*Instruction*. Show every line of the records below that contains the word "script".

*Supplied material*.
----

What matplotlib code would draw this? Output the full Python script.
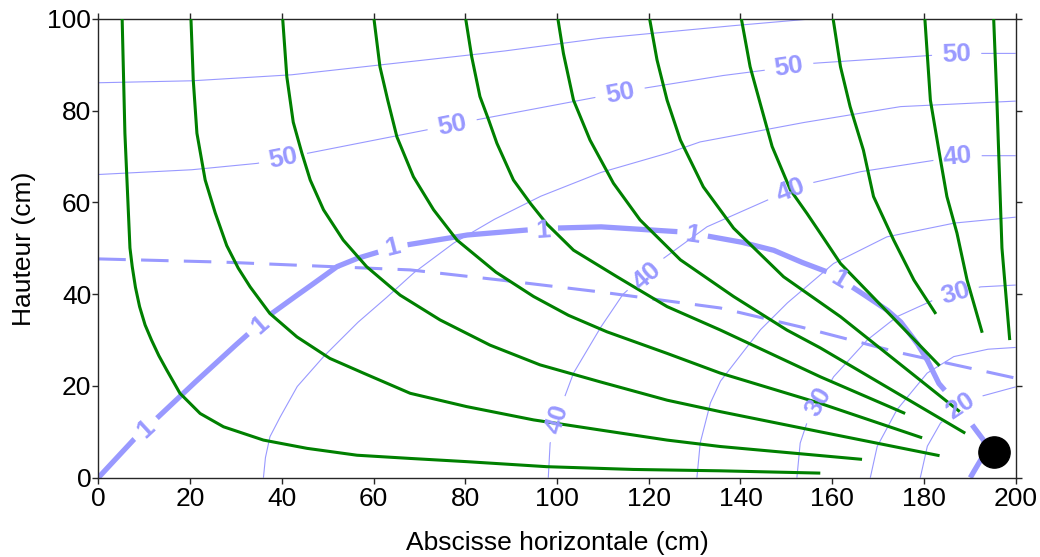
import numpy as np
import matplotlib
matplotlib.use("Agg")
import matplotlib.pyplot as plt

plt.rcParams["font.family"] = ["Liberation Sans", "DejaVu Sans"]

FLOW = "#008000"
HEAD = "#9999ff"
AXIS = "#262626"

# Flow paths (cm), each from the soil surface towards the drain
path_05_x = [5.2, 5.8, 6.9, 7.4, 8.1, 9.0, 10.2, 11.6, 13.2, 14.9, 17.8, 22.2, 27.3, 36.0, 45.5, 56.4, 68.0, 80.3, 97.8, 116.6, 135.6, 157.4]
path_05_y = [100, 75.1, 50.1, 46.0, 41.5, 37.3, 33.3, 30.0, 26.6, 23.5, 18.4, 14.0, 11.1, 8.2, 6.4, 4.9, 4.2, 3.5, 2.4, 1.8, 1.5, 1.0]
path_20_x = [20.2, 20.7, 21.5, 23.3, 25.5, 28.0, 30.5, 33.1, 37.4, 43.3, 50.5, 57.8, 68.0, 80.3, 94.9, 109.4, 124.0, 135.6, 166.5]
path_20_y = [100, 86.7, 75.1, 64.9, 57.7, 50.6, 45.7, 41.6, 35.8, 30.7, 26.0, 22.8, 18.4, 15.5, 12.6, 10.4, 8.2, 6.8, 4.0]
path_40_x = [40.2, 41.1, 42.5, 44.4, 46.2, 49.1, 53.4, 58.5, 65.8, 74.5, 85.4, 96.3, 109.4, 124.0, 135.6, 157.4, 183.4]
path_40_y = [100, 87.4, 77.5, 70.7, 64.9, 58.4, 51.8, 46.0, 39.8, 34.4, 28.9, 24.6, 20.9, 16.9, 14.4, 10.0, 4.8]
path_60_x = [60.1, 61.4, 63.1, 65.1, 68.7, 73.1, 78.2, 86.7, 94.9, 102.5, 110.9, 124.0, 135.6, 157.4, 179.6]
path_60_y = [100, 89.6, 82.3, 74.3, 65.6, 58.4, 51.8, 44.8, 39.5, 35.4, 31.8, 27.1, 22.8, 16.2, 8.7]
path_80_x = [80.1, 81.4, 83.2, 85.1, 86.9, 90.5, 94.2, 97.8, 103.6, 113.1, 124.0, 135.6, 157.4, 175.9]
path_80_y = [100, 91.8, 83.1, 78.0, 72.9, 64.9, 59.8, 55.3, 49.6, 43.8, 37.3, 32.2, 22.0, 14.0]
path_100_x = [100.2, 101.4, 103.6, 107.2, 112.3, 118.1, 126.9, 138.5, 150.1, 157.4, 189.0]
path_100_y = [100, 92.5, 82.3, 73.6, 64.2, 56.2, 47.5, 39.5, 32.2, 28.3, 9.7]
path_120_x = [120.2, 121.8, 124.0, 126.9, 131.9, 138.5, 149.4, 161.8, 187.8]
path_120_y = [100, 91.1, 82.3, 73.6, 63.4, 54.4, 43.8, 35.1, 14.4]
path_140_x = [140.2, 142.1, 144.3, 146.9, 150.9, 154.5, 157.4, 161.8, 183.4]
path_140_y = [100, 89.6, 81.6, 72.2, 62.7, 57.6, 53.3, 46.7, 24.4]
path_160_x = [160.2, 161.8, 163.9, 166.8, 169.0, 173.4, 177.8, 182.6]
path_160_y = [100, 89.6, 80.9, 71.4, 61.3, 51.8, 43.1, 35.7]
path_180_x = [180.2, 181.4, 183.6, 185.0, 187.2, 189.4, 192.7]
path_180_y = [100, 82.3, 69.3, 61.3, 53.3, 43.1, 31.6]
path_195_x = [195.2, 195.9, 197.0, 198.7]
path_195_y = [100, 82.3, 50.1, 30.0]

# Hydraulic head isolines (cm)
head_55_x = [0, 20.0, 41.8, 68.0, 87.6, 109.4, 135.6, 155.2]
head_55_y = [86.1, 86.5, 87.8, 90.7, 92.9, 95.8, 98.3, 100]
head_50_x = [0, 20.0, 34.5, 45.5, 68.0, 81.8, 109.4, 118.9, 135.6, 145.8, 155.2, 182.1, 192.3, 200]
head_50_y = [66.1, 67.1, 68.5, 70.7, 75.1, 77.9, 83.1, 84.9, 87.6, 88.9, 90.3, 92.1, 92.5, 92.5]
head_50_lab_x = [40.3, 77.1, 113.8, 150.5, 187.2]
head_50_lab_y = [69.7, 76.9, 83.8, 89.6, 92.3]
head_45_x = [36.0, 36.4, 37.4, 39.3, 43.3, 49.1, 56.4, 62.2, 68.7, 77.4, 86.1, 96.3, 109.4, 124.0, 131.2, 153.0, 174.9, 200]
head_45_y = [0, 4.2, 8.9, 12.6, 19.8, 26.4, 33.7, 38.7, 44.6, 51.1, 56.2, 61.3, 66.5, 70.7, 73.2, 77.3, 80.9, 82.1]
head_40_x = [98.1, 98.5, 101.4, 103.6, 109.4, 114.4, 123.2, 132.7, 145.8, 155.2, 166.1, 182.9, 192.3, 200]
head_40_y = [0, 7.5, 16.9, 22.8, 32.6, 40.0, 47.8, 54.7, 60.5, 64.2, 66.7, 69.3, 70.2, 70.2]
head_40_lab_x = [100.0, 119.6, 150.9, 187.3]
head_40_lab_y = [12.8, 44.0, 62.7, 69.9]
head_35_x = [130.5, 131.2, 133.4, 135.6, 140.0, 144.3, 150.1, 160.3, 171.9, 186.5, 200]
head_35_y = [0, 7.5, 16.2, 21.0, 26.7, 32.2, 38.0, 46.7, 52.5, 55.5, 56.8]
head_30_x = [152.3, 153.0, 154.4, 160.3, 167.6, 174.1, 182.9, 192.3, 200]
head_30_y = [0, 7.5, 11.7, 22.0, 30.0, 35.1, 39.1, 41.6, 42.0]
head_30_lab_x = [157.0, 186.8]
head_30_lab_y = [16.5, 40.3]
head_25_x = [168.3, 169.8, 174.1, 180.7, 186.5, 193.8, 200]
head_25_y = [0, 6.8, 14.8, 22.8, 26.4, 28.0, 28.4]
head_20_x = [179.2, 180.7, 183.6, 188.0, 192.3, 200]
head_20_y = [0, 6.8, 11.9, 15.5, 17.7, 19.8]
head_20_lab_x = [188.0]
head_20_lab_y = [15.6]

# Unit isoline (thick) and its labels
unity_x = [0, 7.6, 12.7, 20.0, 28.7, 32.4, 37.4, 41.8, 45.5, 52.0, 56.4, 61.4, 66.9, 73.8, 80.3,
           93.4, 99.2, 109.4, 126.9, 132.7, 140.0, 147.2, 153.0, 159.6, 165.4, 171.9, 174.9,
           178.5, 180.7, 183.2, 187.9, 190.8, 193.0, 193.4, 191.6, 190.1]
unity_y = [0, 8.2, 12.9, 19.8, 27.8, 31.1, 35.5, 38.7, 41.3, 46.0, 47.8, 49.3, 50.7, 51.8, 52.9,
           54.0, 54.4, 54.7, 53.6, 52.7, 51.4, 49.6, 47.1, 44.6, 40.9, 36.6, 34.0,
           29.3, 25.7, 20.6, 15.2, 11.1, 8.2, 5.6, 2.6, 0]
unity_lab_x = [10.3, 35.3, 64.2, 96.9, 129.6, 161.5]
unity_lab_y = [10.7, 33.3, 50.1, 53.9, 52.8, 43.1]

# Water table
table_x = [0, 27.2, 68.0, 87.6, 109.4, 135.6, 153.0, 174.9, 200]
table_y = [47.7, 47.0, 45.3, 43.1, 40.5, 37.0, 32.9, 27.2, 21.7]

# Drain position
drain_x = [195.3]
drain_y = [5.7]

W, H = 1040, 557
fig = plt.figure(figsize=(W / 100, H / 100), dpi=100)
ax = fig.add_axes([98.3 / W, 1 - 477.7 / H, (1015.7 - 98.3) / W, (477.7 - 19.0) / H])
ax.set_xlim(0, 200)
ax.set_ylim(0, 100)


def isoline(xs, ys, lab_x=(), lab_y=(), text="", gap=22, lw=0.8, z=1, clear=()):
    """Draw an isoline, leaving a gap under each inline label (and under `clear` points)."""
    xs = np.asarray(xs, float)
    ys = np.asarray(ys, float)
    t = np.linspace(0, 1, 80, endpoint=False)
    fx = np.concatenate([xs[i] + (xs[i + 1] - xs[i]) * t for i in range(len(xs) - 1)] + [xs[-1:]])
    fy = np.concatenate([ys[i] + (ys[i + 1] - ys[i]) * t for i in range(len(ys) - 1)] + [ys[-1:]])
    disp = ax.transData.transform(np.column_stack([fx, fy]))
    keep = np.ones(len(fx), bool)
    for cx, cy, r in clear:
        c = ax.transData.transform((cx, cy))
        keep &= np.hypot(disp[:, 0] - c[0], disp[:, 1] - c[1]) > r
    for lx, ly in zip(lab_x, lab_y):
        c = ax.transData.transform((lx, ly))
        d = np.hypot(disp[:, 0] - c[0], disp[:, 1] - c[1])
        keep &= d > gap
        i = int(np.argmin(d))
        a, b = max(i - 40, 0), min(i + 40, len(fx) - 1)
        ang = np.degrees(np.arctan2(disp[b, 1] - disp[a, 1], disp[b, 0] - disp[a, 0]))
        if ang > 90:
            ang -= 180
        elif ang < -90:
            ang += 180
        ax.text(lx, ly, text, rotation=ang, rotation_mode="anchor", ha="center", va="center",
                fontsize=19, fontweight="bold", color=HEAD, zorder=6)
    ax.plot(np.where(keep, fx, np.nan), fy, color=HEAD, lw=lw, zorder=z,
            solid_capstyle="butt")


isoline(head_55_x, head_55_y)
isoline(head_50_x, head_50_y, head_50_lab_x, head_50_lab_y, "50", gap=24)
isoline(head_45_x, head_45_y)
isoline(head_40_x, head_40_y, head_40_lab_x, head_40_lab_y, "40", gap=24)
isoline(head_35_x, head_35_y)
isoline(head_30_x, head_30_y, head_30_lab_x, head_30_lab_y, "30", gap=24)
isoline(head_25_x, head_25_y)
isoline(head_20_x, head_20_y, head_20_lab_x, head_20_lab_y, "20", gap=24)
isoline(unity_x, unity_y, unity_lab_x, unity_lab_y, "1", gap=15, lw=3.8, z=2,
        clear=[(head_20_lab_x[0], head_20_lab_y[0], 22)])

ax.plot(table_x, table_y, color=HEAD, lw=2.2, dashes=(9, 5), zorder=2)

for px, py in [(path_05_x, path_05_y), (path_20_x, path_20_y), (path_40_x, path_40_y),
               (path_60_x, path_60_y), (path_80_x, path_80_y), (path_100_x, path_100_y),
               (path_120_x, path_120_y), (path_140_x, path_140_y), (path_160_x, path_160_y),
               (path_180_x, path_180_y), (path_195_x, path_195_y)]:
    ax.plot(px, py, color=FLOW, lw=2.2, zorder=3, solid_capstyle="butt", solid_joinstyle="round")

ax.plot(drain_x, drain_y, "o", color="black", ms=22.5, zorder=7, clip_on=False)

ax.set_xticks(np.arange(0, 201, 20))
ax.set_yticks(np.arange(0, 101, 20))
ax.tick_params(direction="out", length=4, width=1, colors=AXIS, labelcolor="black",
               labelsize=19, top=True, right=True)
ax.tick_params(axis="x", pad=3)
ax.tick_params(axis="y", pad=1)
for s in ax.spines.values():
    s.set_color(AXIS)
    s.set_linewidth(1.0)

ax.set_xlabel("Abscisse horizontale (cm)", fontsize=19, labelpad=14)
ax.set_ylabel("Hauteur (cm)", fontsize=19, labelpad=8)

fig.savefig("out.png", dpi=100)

----

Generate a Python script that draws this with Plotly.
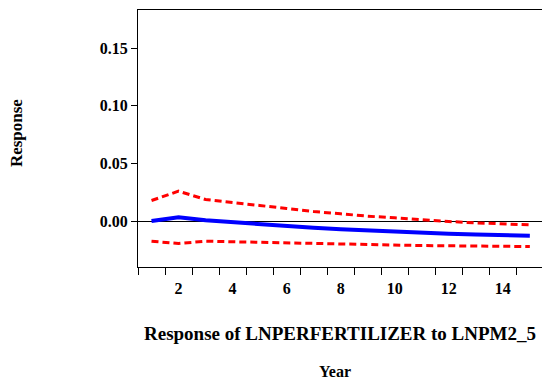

----

*Solution for this task*.
What matplotlib code would draw this? Output the full Python script.
Generate a Python script that draws this with Plotly.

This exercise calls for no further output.